Adding further to Hong Kong concerns was a speech by a legal advisor to Beijing’s Liaison Office, Wang Zhenmin, which threatened the end of the domestic autonomy promised under Two Systems if it was perceived to undermine the interests of One Country. Wang suggested that separatist sentiment in Hong Kong has damaged national security and that the territory “needs to actively defend the sovereignty, national security and development interests of the country in accordance with law.”
Wang seems deliberately to exaggerate the extent of separatist sentiment in the territory, confusing demands for genuine autonomy with ones for independence, an entirely impractical proposition supported only by a few naïve youngsters. The “independence” canard and the priority to One Country have thus become sticks to beat those wanting the sustain genuine autonomy and the freedoms of speech and publication which Hong Kong enjoys. Soon it may be impossible to have open debate on issues such as the status of Taiwan, Xinjiang, Tibet or the South China Sea.
What Beijing consistently declines to recognize is that the Umbrella movement itself, and the anti-government vote in the 2016 elections, was a direct response to Beijing’s earlier interference quashing efforts to extend representative government.
The implication that Hong Kong may be a threat to national security has to be seen in the context of China’s National Security law. This is so broadly drafted that it can be used against almost any criticism of the Communist party and its leadership and policies. For instance, Article 15 reads:
“The State persists in the leadership of the Chinese Communist Party, maintaining the socialist system with Chinese characteristics, developing socialist democratic politics, completing socialist rule of law, strengthening mechanisms for restraint and oversight of the operation of power, and ensuring all rights of the people as the masters of the nation, and strengthening restraint and oversight mechanisms on the operation of power.
“The State guards against, stops, and lawfully punishes acts of treason, division of the nation, incitement of rebellion, subversion or instigation of subversion of the people's democratic dictatorship regime; guards against, stops, and lawfully punishes the theft or leaking of state secrets and other conduct endangering national security; and guards against, stops, and lawfully punishes acts of infiltration, destruction, subversion or separatism by foreign influences and other conduct endangering national security; and guards against, stops, and lawfully punishes acts of infiltration, destruction, subversion or separatism by foreign influences.
“The State persists in the leadership of the Chinese Communist Party, maintaining the socialist system with Chinese characteristics, developing socialist democratic politics, completing socialist rule of law, strengthening mechanisms for restraint and oversight of the operation of power, and ensuring all rights of the people as the masters of the nation, and strengthening restraint and oversight mechanisms on the operation of power.”
Wang’s speech elicited a quick rebuke from a former leader of the pro-business and generally pro-government Liberal party Allen Lee Peng-fei. “What authority does he have to speak to Hong Kong people?” and to lay down his view about constitutional reform, a matter for the territory itself.

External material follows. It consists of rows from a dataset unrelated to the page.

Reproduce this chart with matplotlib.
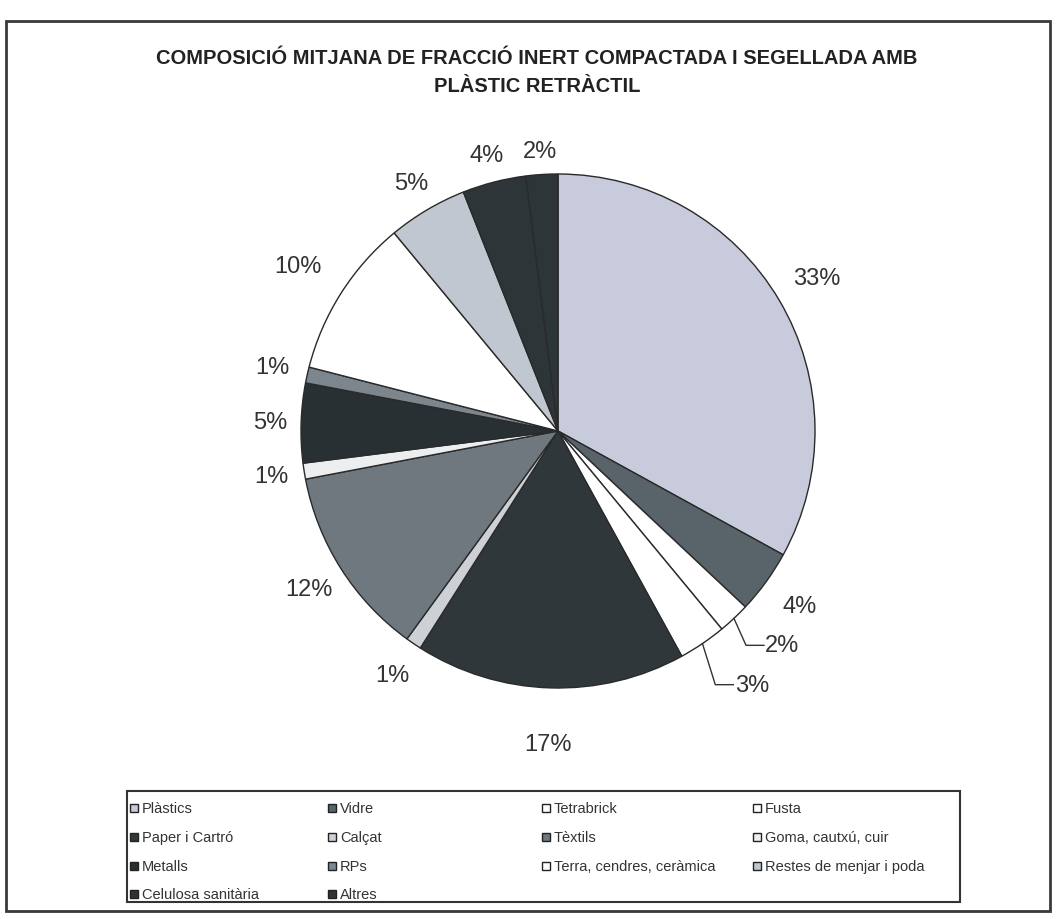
import numpy as np
import matplotlib.pyplot as plt
from matplotlib.patches import Rectangle

categories = ['Plàstics', 'Vidre', 'Tetrabrick', 'Fusta',
              'Paper i Cartró', 'Calçat', 'Tèxtils', 'Goma, cautxú, cuir',
              'Metalls', 'RPs', 'Terra, cendres, ceràmica', 'Restes de menjar i poda',
              'Celulosa sanitària', 'Altres']
values = [33, 4, 2, 3, 17, 1, 12, 1, 5, 1, 10, 5, 4, 2]
colors = ['#c7cbdc', '#59636a', '#ffffff', '#ffffff',
          '#2f373b', '#cdd1d6', '#6f787e', '#eceef0',
          '#283034', '#7e868d', '#ffffff', '#c1c7d1',
          '#2d3538', '#2d3538']
# distancia de cada etiqueta al centre (en radis)
label_r = [1.17, 1.16, 1.0, 1.0, 1.22, 1.15, 1.15, 1.13,
           1.12, 1.14, 1.2, 1.12, 1.11, 1.09]
# línies guia (baixada x, baixada y) per a les porcions petites
leader = {'Tetrabrick': (0.047, -0.105), 'Fusta': (0.05, -0.16)}

plt.rcParams['font.family'] = ['Liberation Sans', 'DejaVu Sans']

fig = plt.figure(figsize=(10.56, 9.2), dpi=100)
W, H = 1056.0, 920.0

def fx(px):
    return px / W

def fy(py):
    return 1 - py / H

# marc exterior
fig.add_artist(Rectangle((fx(6), fy(912)), 1044 / W, 890 / H,
                         transform=fig.transFigure, fill=False,
                         edgecolor='#3a3a3a', linewidth=2))

fig.text(fx(537), fy(58),
         'COMPOSICIÓ MITJANA DE FRACCIÓ INERT COMPACTADA I SEGELLADA AMB',
         ha='center', va='center', fontsize=14.5, fontweight='bold',
         color='#222222')
fig.text(fx(537), fy(86), 'PLÀSTIC RETRÀCTIL',
         ha='center', va='center', fontsize=14.5, fontweight='bold',
         color='#222222')

# eixos on 1 unitat = 257 px, centre a (558, 432)
R = 257.0
cx, cy = 558.0, 432.0
half = 400.0
ax = fig.add_axes([fx(cx - half), fy(cy + half), 2 * half / W, 2 * half / H])

wedges, _ = ax.pie(values, colors=colors, startangle=90, counterclock=False,
                   radius=1, wedgeprops=dict(edgecolor='#2a2a2a', linewidth=1))
ax.set_xlim(-half / R, half / R)
ax.set_ylim(-half / R, half / R)
ax.set_aspect('auto')
ax.axis('off')

for i, w in enumerate(wedges):
    ang = np.deg2rad((w.theta1 + w.theta2) / 2)
    txt = '%d%%' % values[i]
    ex, ey = np.cos(ang), np.sin(ang)
    if categories[i] in leader:
        ddx, ddy = leader[categories[i]]
        p2 = (ex + ddx, ey + ddy)
        p3 = (p2[0] + 0.07, p2[1])
        ax.plot([ex, p2[0], p3[0]], [ey, p2[1], p3[1]],
                color='#333333', linewidth=1)
        ax.text(p3[0] + 0.005, p3[1], txt, ha='left', va='center',
                fontsize=17, color='#333333')
    else:
        ax.text(ex * label_r[i], ey * label_r[i], txt, ha='center', va='center',
                fontsize=17, color='#333333')

# llegenda: 4 columnes, ordenada per files
fig.add_artist(Rectangle((fx(127), fy(903)), 833 / W, 111 / H,
                         transform=fig.transFigure, fill=False,
                         edgecolor='#333333', linewidth=1.5))
col_x = [130, 328, 542, 753]
row_y = [809, 838, 867, 895]
for k, name in enumerate(categories):
    r, c = divmod(k, 4)
    x, y = col_x[c], row_y[r]
    fig.add_artist(Rectangle((fx(x), fy(y + 4)), 8 / W, 8 / H,
                             transform=fig.transFigure, facecolor=colors[k],
                             edgecolor='#222222', linewidth=1))
    fig.text(fx(x + 12), fy(y), name, ha='left', va='center',
             fontsize=10.5, color='#333333')

plt.savefig('out.png', dpi=100)
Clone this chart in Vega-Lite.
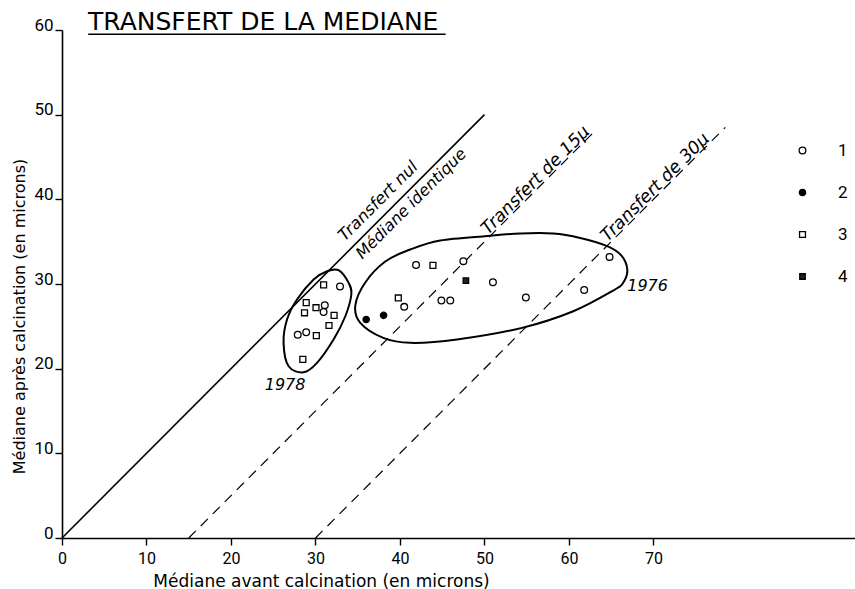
{
  "$schema": "https://vega.github.io/schema/vega-lite/v6.json",
  "width": 793,
  "height": 508,
  "autosize": {"type": "none"},
  "padding": {"left": 62, "top": 30, "right": 0, "bottom": 51},
  "background": "white",
  "title": {
    "text": "TRANSFERT  DE LA MEDIANE",
    "anchor": "start",
    "frame": "group",
    "font": "DejaVu Sans",
    "fontSize": 25,
    "fontWeight": "normal",
    "color": "black",
    "offset": 0,
    "dx": 26,
    "dy": 39,
    "baseline": "alphabetic"
  },
  "config": {
    "view": {"stroke": null},
    "axis": {
      "domainColor": "black",
      "domainWidth": 1.6,
      "tickColor": "black",
      "tickWidth": 1.4,
      "tickSize": 7,
      "labelColor": "black",
      "titleColor": "black",
      "grid": false,
      "labelFont": "Roboto",
      "titleFont": "DejaVu Sans",
      "titleFontWeight": "normal",
      "titleFontSize": 17,
      "labelFlush": false,
      "labelOverlap": false
    },
    "legend": {"symbolStrokeColor": "black", "symbolStrokeWidth": 1.3}
  },
  "datasets": {
    "soulignement": [{"x": 3.1, "x2": 45.4, "y": 59.5}],
    "droites": [
      {"ligne": "nul", "x": 0, "y": 0},
      {"ligne": "nul", "x": 50, "y": 50},
      {"ligne": "15", "x": 15, "y": 0},
      {"ligne": "15", "x": 63, "y": 48},
      {"ligne": "30", "x": 30, "y": 0},
      {"ligne": "30", "x": 78.5, "y": 48.5}
    ],
    "contours": [
      {"annee": "1978", "i": 0, "x": 32.73, "y": 31.63},
      {"annee": "1978", "i": 1, "x": 33.92, "y": 30.14},
      {"annee": "1978", "i": 2, "x": 34.24, "y": 28.76},
      {"annee": "1978", "i": 3, "x": 33.53, "y": 26.19},
      {"annee": "1978", "i": 4, "x": 32.14, "y": 23.44},
      {"annee": "1978", "i": 5, "x": 30.18, "y": 20.69},
      {"annee": "1978", "i": 6, "x": 28.59, "y": 19.57},
      {"annee": "1978", "i": 7, "x": 26.82, "y": 20.28},
      {"annee": "1978", "i": 8, "x": 26.22, "y": 23.05},
      {"annee": "1978", "i": 9, "x": 26.63, "y": 25.8},
      {"annee": "1978", "i": 10, "x": 27.81, "y": 28.17},
      {"annee": "1978", "i": 11, "x": 29.78, "y": 30.53},
      {"annee": "1978", "i": 12, "x": 31.36, "y": 31.51},
      {"annee": "1976", "i": 0, "x": 34.71, "y": 27.46},
      {"annee": "1976", "i": 1, "x": 35.89, "y": 30.18},
      {"annee": "1976", "i": 2, "x": 38.26, "y": 32.66},
      {"annee": "1976", "i": 3, "x": 41.22, "y": 34.08},
      {"annee": "1976", "i": 4, "x": 44.77, "y": 35.14},
      {"annee": "1976", "i": 5, "x": 50.33, "y": 35.67},
      {"annee": "1976", "i": 6, "x": 54.24, "y": 35.97},
      {"annee": "1976", "i": 7, "x": 58.14, "y": 35.97},
      {"annee": "1976", "i": 8, "x": 61.34, "y": 35.44},
      {"annee": "1976", "i": 9, "x": 64.53, "y": 34.47},
      {"annee": "1976", "i": 10, "x": 66.19, "y": 33.37},
      {"annee": "1976", "i": 11, "x": 66.9, "y": 31.71},
      {"annee": "1976", "i": 12, "x": 66.43, "y": 30.17},
      {"annee": "1976", "i": 13, "x": 65.24, "y": 29.23},
      {"annee": "1976", "i": 14, "x": 60.51, "y": 26.78},
      {"annee": "1976", "i": 15, "x": 54.44, "y": 24.82},
      {"annee": "1976", "i": 16, "x": 46.75, "y": 23.44},
      {"annee": "1976", "i": 17, "x": 41.22, "y": 23.05},
      {"annee": "1976", "i": 18, "x": 38.02, "y": 23.64},
      {"annee": "1976", "i": 19, "x": 35.3, "y": 25.41}
    ],
    "mesures": [
      {"annee": "1978", "type": "3", "x": 30.96, "y": 29.9},
      {"annee": "1978", "type": "1", "x": 32.9, "y": 29.7},
      {"annee": "1978", "type": "3", "x": 28.9, "y": 27.8},
      {"annee": "1978", "type": "3", "x": 28.7, "y": 26.6},
      {"annee": "1978", "type": "3", "x": 30.06, "y": 27.2},
      {"annee": "1978", "type": "1", "x": 31.1, "y": 27.5},
      {"annee": "1978", "type": "1", "x": 30.96, "y": 26.7},
      {"annee": "1978", "type": "3", "x": 32.2, "y": 26.3},
      {"annee": "1978", "type": "3", "x": 31.6, "y": 25.1},
      {"annee": "1978", "type": "1", "x": 27.9, "y": 24.0},
      {"annee": "1978", "type": "1", "x": 28.9, "y": 24.3},
      {"annee": "1978", "type": "3", "x": 30.1, "y": 23.9},
      {"annee": "1978", "type": "3", "x": 28.5, "y": 21.1},
      {"annee": "1976", "type": "2", "x": 36.0, "y": 25.8},
      {"annee": "1976", "type": "2", "x": 38.06, "y": 26.3},
      {"annee": "1976", "type": "3", "x": 39.8, "y": 28.35},
      {"annee": "1976", "type": "1", "x": 40.5, "y": 27.3},
      {"annee": "1976", "type": "1", "x": 41.9, "y": 32.25},
      {"annee": "1976", "type": "3", "x": 43.9, "y": 32.2},
      {"annee": "1976", "type": "1", "x": 47.5, "y": 32.7},
      {"annee": "1976", "type": "4", "x": 47.8, "y": 30.4},
      {"annee": "1976", "type": "1", "x": 51.0, "y": 30.2},
      {"annee": "1976", "type": "1", "x": 44.9, "y": 28.05},
      {"annee": "1976", "type": "1", "x": 45.95, "y": 28.05},
      {"annee": "1976", "type": "1", "x": 54.9, "y": 28.4},
      {"annee": "1976", "type": "1", "x": 61.8, "y": 29.3},
      {"annee": "1976", "type": "1", "x": 64.8, "y": 33.2}
    ],
    "textes": [
      {"texte": "Transfert  nul", "position": "dessus", "x": 38.6, "y": 38.6},
      {"texte": "Médiane identique", "position": "dessous", "x": 40.4, "y": 40.4},
      {"texte": "Transfert de 15µ", "position": "sur", "x": 56.65, "y": 41.65},
      {"texte": "Transfert de 30µ", "position": "sur", "x": 70.8, "y": 40.8},
      {"texte": "1978", "position": "annee", "x": 26.4, "y": 18.1},
      {"texte": "1976", "position": "annee", "x": 69.3, "y": 29.8}
    ]
  },
  "encoding": {
    "x": {
      "field": "x",
      "type": "quantitative",
      "scale": {"domain": [0, 93.85], "nice": false, "zero": false},
      "axis": {
        "values": [0, 10, 20, 30, 40, 50, 60, 70],
        "labelFontSize": 16,
        "labelPadding": 5,
        "title": "Médiane  avant  calcination (en  microns)",
        "titleX": 259,
        "titleY": 48,
        "titleAlign": "center",
        "titleBaseline": "alphabetic"
      }
    },
    "y": {
      "field": "y",
      "type": "quantitative",
      "scale": {"domain": [0, 60], "nice": false, "zero": false},
      "axis": {
        "values": [0, 10, 20, 30, 40, 50, 60],
        "labelFontSize": 17,
        "labelPadding": 2,
        "labelBaseline": "alphabetic",
        "title": "Médiane après calcination (en  microns)",
        "titleFontSize": 16,
        "titleX": -43,
        "titleY": 286,
        "titleAngle": 270,
        "titleAlign": "center",
        "titleBaseline": "middle"
      }
    }
  },
  "layer": [
    {
      "data": {"name": "soulignement"},
      "mark": {"type": "rule", "color": "black", "strokeWidth": 1.5},
      "encoding": {"x2": {"field": "x2"}}
    },
    {
      "data": {"name": "droites"},
      "transform": [{"filter": "datum.ligne === 'nul'"}],
      "mark": {"type": "line", "color": "black", "strokeWidth": 1.6},
      "encoding": {"detail": {"field": "ligne"}}
    },
    {
      "data": {"name": "droites"},
      "transform": [{"filter": "datum.ligne !== 'nul'"}],
      "mark": {"type": "line", "color": "black", "strokeWidth": 1.2, "strokeDash": [10, 7]},
      "encoding": {"detail": {"field": "ligne"}}
    },
    {
      "data": {"name": "contours"},
      "mark": {"type": "line", "color": "black", "strokeWidth": 2, "interpolate": "cardinal-closed"},
      "encoding": {
        "detail": {"field": "annee"},
        "order": {"field": "i", "type": "quantitative"}
      }
    },
    {
      "data": {"name": "mesures"},
      "mark": {"type": "point", "filled": true, "strokeWidth": 1.3, "opacity": 1},
      "encoding": {
        "shape": {
          "field": "type",
          "type": "nominal",
          "scale": {"domain": ["1", "2", "3", "4"], "range": ["circle", "circle", "square", "square"]},
          "legend": {"title": null, "orient": "none", "legendX": 732, "legendY": 112, "labelFont": "Roboto", "labelFontSize": 17, "labelColor": "black", "labelOffset": 27, "rowPadding": 24}
        },
        "fill": {
          "field": "type",
          "type": "nominal",
          "scale": {"domain": ["1", "2", "3", "4"], "range": ["white", "black", "white", "#222222"]},
          "legend": {"title": null, "orient": "none", "legendX": 732, "legendY": 112, "labelFont": "Roboto", "labelFontSize": 17, "labelColor": "black", "labelOffset": 27, "rowPadding": 24}
        },
        "stroke": {
          "field": "type",
          "type": "nominal",
          "scale": {"domain": ["1", "2", "3", "4"], "range": ["black", "black", "black", "black"]},
          "legend": {"title": null, "orient": "none", "legendX": 732, "legendY": 112, "labelFont": "Roboto", "labelFontSize": 17, "labelColor": "black", "labelOffset": 27, "rowPadding": 24}
        },
        "size": {
          "field": "type",
          "type": "nominal",
          "scale": {"domain": ["1", "2", "3", "4"], "range": [45, 30, 120, 75]},
          "legend": {"title": null, "orient": "none", "legendX": 732, "legendY": 112, "labelFont": "Roboto", "labelFontSize": 17, "labelColor": "black", "labelOffset": 27, "rowPadding": 24}
        }
      }
    },
    {
      "data": {"name": "textes"},
      "transform": [{"filter": "datum.position === 'dessus'"}],
      "mark": {"type": "text", "angle": 315, "align": "center", "baseline": "alphabetic", "dy": -9, "font": "DejaVu Sans", "fontStyle": "italic", "fontSize": 16.5, "color": "black"},
      "encoding": {"text": {"field": "texte"}}
    },
    {
      "data": {"name": "textes"},
      "transform": [{"filter": "datum.position === 'dessous'"}],
      "mark": {"type": "text", "angle": 315, "align": "center", "baseline": "top", "dy": 3, "font": "DejaVu Sans", "fontStyle": "italic", "fontSize": 16, "color": "black"},
      "encoding": {"text": {"field": "texte"}}
    },
    {
      "data": {"name": "textes"},
      "transform": [{"filter": "datum.position === 'sur'"}],
      "mark": {"type": "text", "angle": 315, "align": "center", "baseline": "alphabetic", "dy": -2, "font": "DejaVu Sans", "fontStyle": "italic", "fontSize": 17.5, "color": "black"},
      "encoding": {"text": {"field": "texte"}}
    },
    {
      "data": {"name": "textes"},
      "transform": [{"filter": "datum.position === 'annee'"}],
      "mark": {"type": "text", "align": "center", "baseline": "middle", "font": "DejaVu Sans", "fontStyle": "italic", "fontSize": 16, "color": "black"},
      "encoding": {"text": {"field": "texte"}}
    }
  ]
}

Lee is long retired so has little to lose from speaking up, but his views reflected those of many fearful of expressing views for fear of retribution in one form or another.
In particular, Hong Kongers increasingly resent the overt interference of the Liaison Office which is supposed to keep Beijing informed of Hongkong peoples’ views, not act as the hand guiding a puppet regime.
Such levels of interference and the constant talk of “national security” are worrying traditionally conservative groups such as lawyers and accountants, and those want to see Hong Kong remain attractive to open minds and free expression, essential if its future is to be more than just one of several large cities on the south China coast.
As it is, the territory is spending large sums to celebrate the 20th anniversary of return to Chinese sovereignty. President Xi will be on hand as Lam takes over. But for many in Hong Kong there is a diminishing cause for celebration as the demand for One Country, as ruled by the party, dominates discourse, and the related concept of “Hong Kong People Ruling Hong Kong” is constantly undermined by Beijing’s spokesmen and their army of parrots in the local media. Doubly worrying, it comes at a time when President Xi is bent on reducing or eliminating foreign influence in social, political and cultural domains. Hong Kong is by this measure a gateway for undesirable ideas. For sure, closing the windows will keep out foreign flies, but so are fresh air and fresh ideas. Deng Xiaoping must be turning in his grave.